Third Level Emotions

There’s a whole lot about writing I don’t know. But I’ve been an avid reader for a long, long time, and I’ve learned one thing. The best stories—the ones that keep me up nights turning pages instead of going to bed—are the ones in which I can envision myself as the protagonist, and live the story instead of merely reading about it. And not just live the story like the protagonist does, but live it alongside the protagonist, putting myself in his/her shoes, thinking “would I do the same thing, act the same way, have the same reaction as s/he does?”

How does a writer put the reader in that position? First, by getting inside the character’s heads, experiencing how s/he feels, what s/he thinks in a situation. You can’t do that from some external, authorial, viewpoint. You have to get inside the character. Put the reader in the character’s head, immerse them in his/her thoughts and feelings.

The second thing: Emotions. We all have them. So do your characters. And your readers. And when the reader sees on the page the feeling a character has, the reader has the same feeling, right?

NO!

The reader is continually evaluating your character’s emotions, reactions, thoughts and comparing them to how s/he would actually feel, react and think in the same circumstances. How many times have you read, “His guts twisted in fear”? Do your guts twist in fear when you read it? Of course not. You’ve read those words far too many times to have that kind of impact.

Then how do we get the reader to feel the fear? By excavating past the superficial, easy emotions, the low-hanging fruit, and mining deep into the different levels of feeling. You’ll see plenty of writers settle for the immediate reaction, the first emotion anyone would feel. That’s only natural. If anyone would feel it, certainly your character would. So would your reader. But since it is the first, the surface emotion, it will quickly be forgotten.

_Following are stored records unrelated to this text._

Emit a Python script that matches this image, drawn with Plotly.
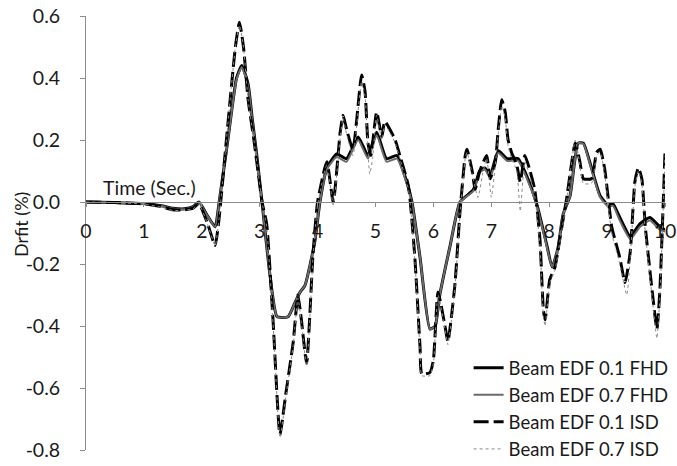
import plotly.graph_objects as go

# Storey drift time histories (%), time in seconds
t_fhd_01 = [0, 0.5, 1.0, 1.3, 1.5, 1.7, 1.85, 1.95, 2.1, 2.23, 2.3, 2.45, 2.6, 2.69, 2.8, 2.87, 2.95,
            3.04, 3.18, 3.3, 3.49, 3.62, 3.7, 3.78, 3.95, 4.04, 4.16, 4.33, 4.5, 4.7, 4.87, 5.02, 5.19,
            5.37, 5.54, 5.63, 5.77, 5.94, 6.03, 6.11, 6.29, 6.46, 6.69, 6.8, 6.89, 6.98, 7.12, 7.27,
            7.46, 7.61, 7.79, 7.96, 8.05, 8.15, 8.24, 8.36, 8.5, 8.59, 8.73, 8.88, 9.02, 9.1, 9.22,
            9.4, 9.57, 9.74, 9.91, 10.0]
d_fhd_01 = [0, -0.002, -0.005, -0.012, -0.02, -0.022, -0.015, 0.0, -0.045, -0.08, 0.0, 0.2, 0.4, 0.44,
            0.38, 0.27, 0.15, 0.0, -0.24, -0.37, -0.37, -0.32, -0.29, -0.27, -0.13, 0.0, 0.11, 0.155,
            0.14, 0.21, 0.15, 0.225, 0.14, 0.15, 0.065, 0.0, -0.18, -0.41, -0.40, -0.30, -0.14, 0.0,
            0.04, 0.1, 0.11, 0.085, 0.165, 0.14, 0.14, 0.085, -0.01, -0.14, -0.21, -0.15, -0.04, 0.02,
            0.19, 0.19, 0.11, 0.02, -0.01, -0.005, -0.05, -0.11, -0.07, -0.05, -0.08, -0.09]

t_fhd_07 = [0, 0.5, 1.0, 1.3, 1.5, 1.7, 1.85, 1.95, 2.1, 2.23, 2.3, 2.45, 2.6, 2.69, 2.8, 2.87, 2.95,
            3.04, 3.18, 3.3, 3.49, 3.62, 3.7, 3.78, 3.95, 4.04, 4.16, 4.33, 4.5, 4.7, 4.87, 5.02, 5.19,
            5.37, 5.54, 5.63, 5.77, 5.94, 6.03, 6.11, 6.29, 6.46, 6.69, 6.8, 6.89, 6.98, 7.12, 7.27,
            7.46, 7.61, 7.79, 7.96, 8.05, 8.15, 8.24, 8.36, 8.5, 8.59, 8.73, 8.88, 9.02, 9.1, 9.22,
            9.4, 9.57, 9.74, 9.91, 10.0]
d_fhd_07 = [0, -0.002, -0.006, -0.013, -0.021, -0.023, -0.016, -0.001, -0.046, -0.08, 0.0, 0.2, 0.395,
            0.435, 0.375, 0.265, 0.145, 0.0, -0.24, -0.37, -0.37, -0.32, -0.29, -0.27, -0.13, 0.0,
            0.105, 0.145, 0.13, 0.2, 0.14, 0.215, 0.13, 0.14, 0.058, -0.003, -0.18, -0.41, -0.40,
            -0.30, -0.14, 0.0, 0.035, 0.095, 0.105, 0.078, 0.158, 0.133, 0.133, 0.078, -0.015, -0.145,
            -0.21, -0.15, -0.04, 0.02, 0.19, 0.188, 0.105, 0.015, -0.015, -0.012, -0.06, -0.12, -0.08,
            -0.06, -0.09, -0.095]

t_isd_01 = [0, 0.5, 1.0, 1.3, 1.5, 1.7, 1.85, 1.95, 2.1, 2.23, 2.3, 2.4, 2.5, 2.58, 2.65, 2.72, 2.8,
            2.9, 2.97, 3.04, 3.12, 3.23, 3.35, 3.45, 3.58, 3.66, 3.72, 3.81, 3.92, 4.0, 4.16, 4.27,
            4.39, 4.44, 4.5, 4.61, 4.76, 4.82, 4.87, 4.92, 5.02, 5.11, 5.16, 5.34, 5.42, 5.57, 5.68,
            5.77, 5.8, 5.94, 6.0, 6.08, 6.2, 6.25, 6.37, 6.46, 6.55, 6.58, 6.67, 6.72, 6.8, 6.92,
            6.98, 7.07, 7.12, 7.18, 7.24, 7.29, 7.35, 7.44, 7.5, 7.58, 7.67, 7.75, 7.84, 7.9, 7.93,
            8.01, 8.1, 8.2, 8.3, 8.45, 8.53, 8.59, 8.73, 8.82, 8.88, 8.96, 9.08, 9.22, 9.31, 9.4,
            9.48, 9.54, 9.6, 9.66, 9.78, 9.86, 9.91, 9.97, 10.0]
d_isd_01 = [0, -0.002, -0.006, -0.015, -0.025, -0.025, -0.02, -0.005, -0.07, -0.14, -0.05, 0.15, 0.35,
            0.5, 0.58, 0.5, 0.33, 0.2, 0.1, 0.0, -0.07, -0.38, -0.75, -0.62, -0.45, -0.30, -0.38,
            -0.52, -0.17, 0.0, 0.13, 0.0, 0.225, 0.28, 0.235, 0.17, 0.41, 0.355, 0.19, 0.15, 0.29,
            0.21, 0.26, 0.2, 0.15, 0.05, -0.18, -0.47, -0.555, -0.55, -0.51, -0.29, -0.4, -0.45,
            -0.27, -0.03, 0.15, 0.17, 0.1, 0.04, 0.1, 0.15, 0.075, 0.13, 0.235, 0.33, 0.29, 0.2,
            0.16, 0.12, 0.065, 0.15, 0.1, 0.04, -0.12, -0.35, -0.38, -0.25, -0.21, -0.1, 0.01, 0.19,
            0.13, 0.075, 0.075, 0.16, 0.17, 0.105, -0.08, -0.18, -0.26, -0.16, 0.065, 0.11, 0.075,
            -0.08, -0.29, -0.41, -0.29, 0.0, 0.16]

t_isd_07 = [0, 0.5, 1.0, 1.3, 1.5, 1.7, 1.85, 1.95, 2.1, 2.23, 2.3, 2.4, 2.5, 2.58, 2.65, 2.72, 2.8,
            2.9, 2.97, 3.04, 3.12, 3.23, 3.35, 3.45, 3.58, 3.66, 3.72, 3.81, 3.92, 4.0, 4.16, 4.27,
            4.39, 4.44, 4.5, 4.61, 4.76, 4.82, 4.9, 4.95, 5.02, 5.11, 5.16, 5.34, 5.42, 5.57, 5.68,
            5.77, 5.8, 5.94, 6.0, 6.08, 6.2, 6.25, 6.37, 6.46, 6.55, 6.58, 6.67, 6.77, 6.85, 6.92,
            7.0, 7.07, 7.12, 7.18, 7.24, 7.29, 7.35, 7.44, 7.5, 7.58, 7.67, 7.75, 7.84, 7.9, 7.93,
            8.01, 8.1, 8.2, 8.3, 8.45, 8.53, 8.59, 8.73, 8.82, 8.88, 8.96, 9.08, 9.22, 9.34, 9.4,
            9.48, 9.54, 9.6, 9.66, 9.78, 9.86, 9.91, 9.97, 10.0]
d_isd_07 = [0, -0.002, -0.007, -0.017, -0.027, -0.027, -0.022, -0.006, -0.072, -0.14, -0.05, 0.15,
            0.35, 0.5, 0.57, 0.5, 0.33, 0.2, 0.1, 0.0, -0.08, -0.39, -0.76, -0.63, -0.46, -0.31,
            -0.39, -0.53, -0.18, -0.01, 0.12, -0.01, 0.21, 0.27, 0.22, 0.15, 0.39, 0.34, 0.09, 0.14,
            0.28, 0.2, 0.25, 0.19, 0.14, 0.04, -0.19, -0.48, -0.56, -0.56, -0.52, -0.3, -0.41,
            -0.46, -0.28, -0.04, 0.14, 0.16, 0.09, 0.015, 0.09, 0.14, 0.015, 0.12, 0.22, 0.31, 0.27,
            0.18, 0.14, 0.1, -0.03, 0.13, 0.08, 0.02, -0.14, -0.37, -0.40, -0.26, -0.22, -0.11, 0.0,
            0.2, 0.12, 0.06, 0.06, 0.15, 0.16, 0.09, -0.1, -0.2, -0.3, -0.18, 0.05, 0.1, 0.06, -0.1,
            -0.31, -0.44, -0.31, -0.02, 0.15]

series_names = ["Beam EDF 0.1 FHD", "Beam EDF 0.7 FHD", "Beam EDF 0.1 ISD", "Beam EDF 0.7 ISD"]

x_ticks = [0, 1, 2, 3, 4, 5, 6, 7, 8, 9, 10]
y_ticks = [-0.8, -0.6, -0.4, -0.2, 0.0, 0.2, 0.4, 0.6]
y_tick_text = ["-0.8", "-0.6", "-0.4", "-0.2", "0.0", "0.2", "0.4", "0.6"]

FONT = "Lato, 'Open Sans', sans-serif"
TXT = "#1a1a1a"
FS = 19.5

SMOOTH = dict(shape="spline", smoothing=0.5)

fig = go.Figure()
fig.add_trace(go.Scatter(x=t_fhd_01, y=d_fhd_01, mode="lines", name=series_names[0],
                         line=dict(color="black", width=3, **SMOOTH)))
fig.add_trace(go.Scatter(x=t_fhd_07, y=d_fhd_07, mode="lines", name=series_names[1],
                         line=dict(color="#6a6a6a", width=2, **SMOOTH)))
fig.add_trace(go.Scatter(x=t_isd_01, y=d_isd_01, mode="lines", name=series_names[2],
                         line=dict(color="black", width=3, dash="15px,5px", **SMOOTH)))
fig.add_trace(go.Scatter(x=t_isd_07, y=d_isd_07, mode="lines", name=series_names[3],
                         line=dict(color="#8a8a8a", width=1, dash="dot", **SMOOTH)))

y_lo, y_hi = -0.8, 0.6

fig.update_layout(
    width=677, height=466,
    margin=dict(l=86, r=12, t=16, b=16, autoexpand=False),
    paper_bgcolor="white", plot_bgcolor="white",
    font=dict(family=FONT, size=FS, color=TXT),
    showlegend=True,
    legend=dict(xref="container", yref="paper", x=0.995, y=-0.042,
                xanchor="right", yanchor="bottom",
                bgcolor="rgba(0,0,0,0)", font=dict(size=18.5, color=TXT),
                tracegroupgap=0, itemwidth=30),
    xaxis=dict(range=[0, 10], tickvals=x_ticks, ticktext=[str(v) for v in x_ticks],
               showgrid=False, zeroline=False,
               showline=True, linecolor="#8c8c8c", linewidth=1,
               ticks="outside", ticklen=4, tickcolor="#8c8c8c",
               anchor="free", position=(0 - y_lo) / (y_hi - y_lo),
               ticklabelstandoff=8, tickfont=dict(size=FS, color=TXT)),
    yaxis=dict(range=[y_lo, y_hi], tickvals=y_ticks, ticktext=y_tick_text,
               showgrid=False, zeroline=False,
               showline=True, linecolor="#8c8c8c", linewidth=1,
               ticks="outside", ticklen=5, tickcolor="#8c8c8c",
               ticklabelstandoff=16, tickfont=dict(size=FS, color=TXT)),
)

fig.add_annotation(text="Time (Sec.)", xref="x", yref="y", x=1.1, y=0.0, yanchor="bottom",
                   yshift=1, showarrow=False, font=dict(size=FS, color=TXT))
fig.add_annotation(text="Drfit (%)", xref="paper", yref="paper", x=-0.111, y=0.52,
                   xanchor="center", yanchor="middle",
                   textangle=-90, showarrow=False, font=dict(size=18, color=TXT))

fig.write_html("out.html")
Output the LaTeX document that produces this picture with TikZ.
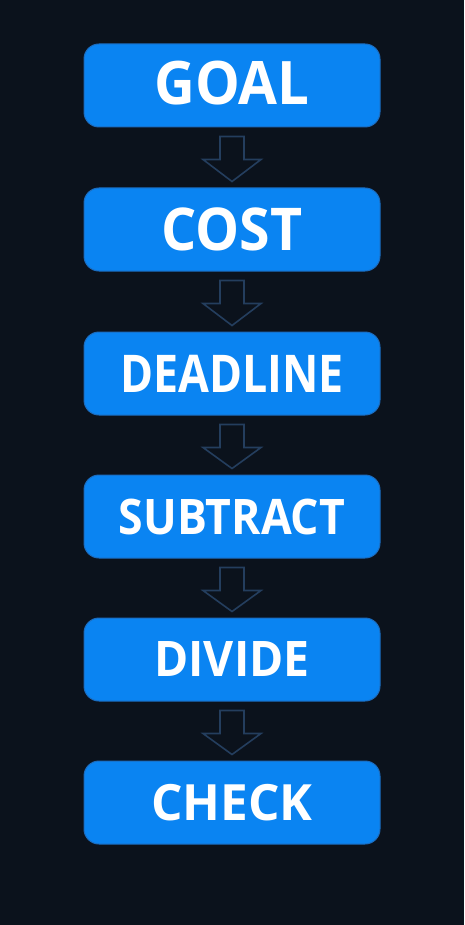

Dig past that first emotion into the second level, the hidden emotion. Isn’t there always a deeper feeling? Suppose you are angry at your spouse because they forgot to wash the dishes or take out the trash. Is it that simple? Look deeper. Maybe your anger is not about the trash, it’s that they don’t listen or pay attention to you like they once did. If your characters have a surface feeling, unless they are paper-thin, two-dimensional, there should always be a hidden feeling underneath. This feeling sticks. It’s a big part of what gives a character depth, and what makes your reader connect with that character on a deeper, more personal level.

Can we mine emotions even deeper, down to a third level? Absolutely! This is where you will hit the mother lode, that level of emotion that will pull your reader in, that will lodge in their mind and stay there: the surprise emotion. Have you ever gone into a situation believing you would react a certain way, but when it actually occurred you felt totally different? It can happen to characters, too. When it does your character will spring off the page as a real person, the kind a reader believes in. The best way to surprise the reader is for the character to surprise him/herself. Surprise will transfix your reader, make their heart beat faster and draw them into the heart—the emotional heart—of your story. Then they will stay up until the wee hours reading your story, and think about it long after they’ve finished.